Well if you are defining gearophile as someone who acquires gear as a status symbol, I’m zero percent. If it could be negative it would be negative. The way I look at it I try to get 90 percent of the sound quality as I would if I were going full tilt for the best I could do, for 10 percent of the price. You don’t do that by getting stuff that looks good for looks’ sake.
Audiophile—good sound is important to me, but it’s kind of secondary to the music. For example, I am lying here listening to a Sonos one smart speaker and it’s good enough that I really enjoy the music. Now I could go out to the den and get much better sound but apparently it’s not that important to me because I am lying down here listening to my Sonos one speaker. So, where does that put me? I’ll say fifteen percent just to be different from you. I think you probably work a little harder at good sound than I do.

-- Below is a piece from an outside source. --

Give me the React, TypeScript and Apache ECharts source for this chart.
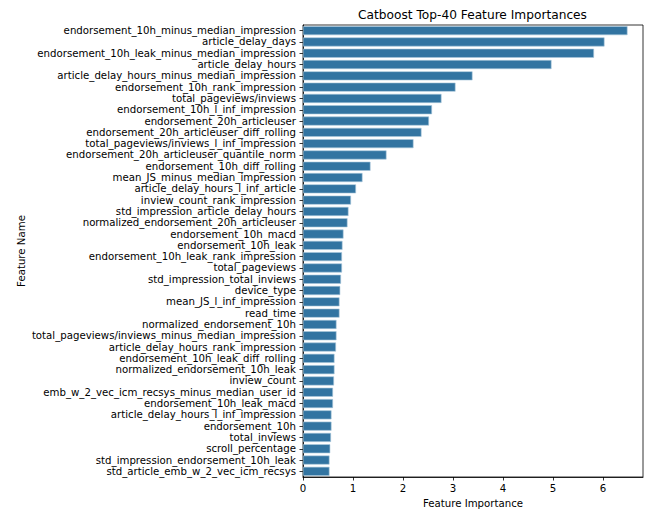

Now, IIRC, I always thought I had a big music library, but your music library is about ten times bigger than mine, literally. However, and I have never confessed this online before, I have three for-pay music streaming services—Amazon Music, Apple Music, and Spotify. I know their music catalogs are extremely similar, but they all pull me in different directions in terms of music discovery, in many ways. I get a little tired of the type of direction just one service pulls me in. So I think that is a bit extreme on my part. And I don’t care one whit about any difference in sound quality between the individual streaming services or my CDs or my decades of rips (though I have always been careful with my rips—like you, I have my whole library copied), so I think I do lose audiophile points for that (and I’m proud of it). So, I am going to say 85 percent musicphile.
Anyway, I think I’ll take a walk out to the den now.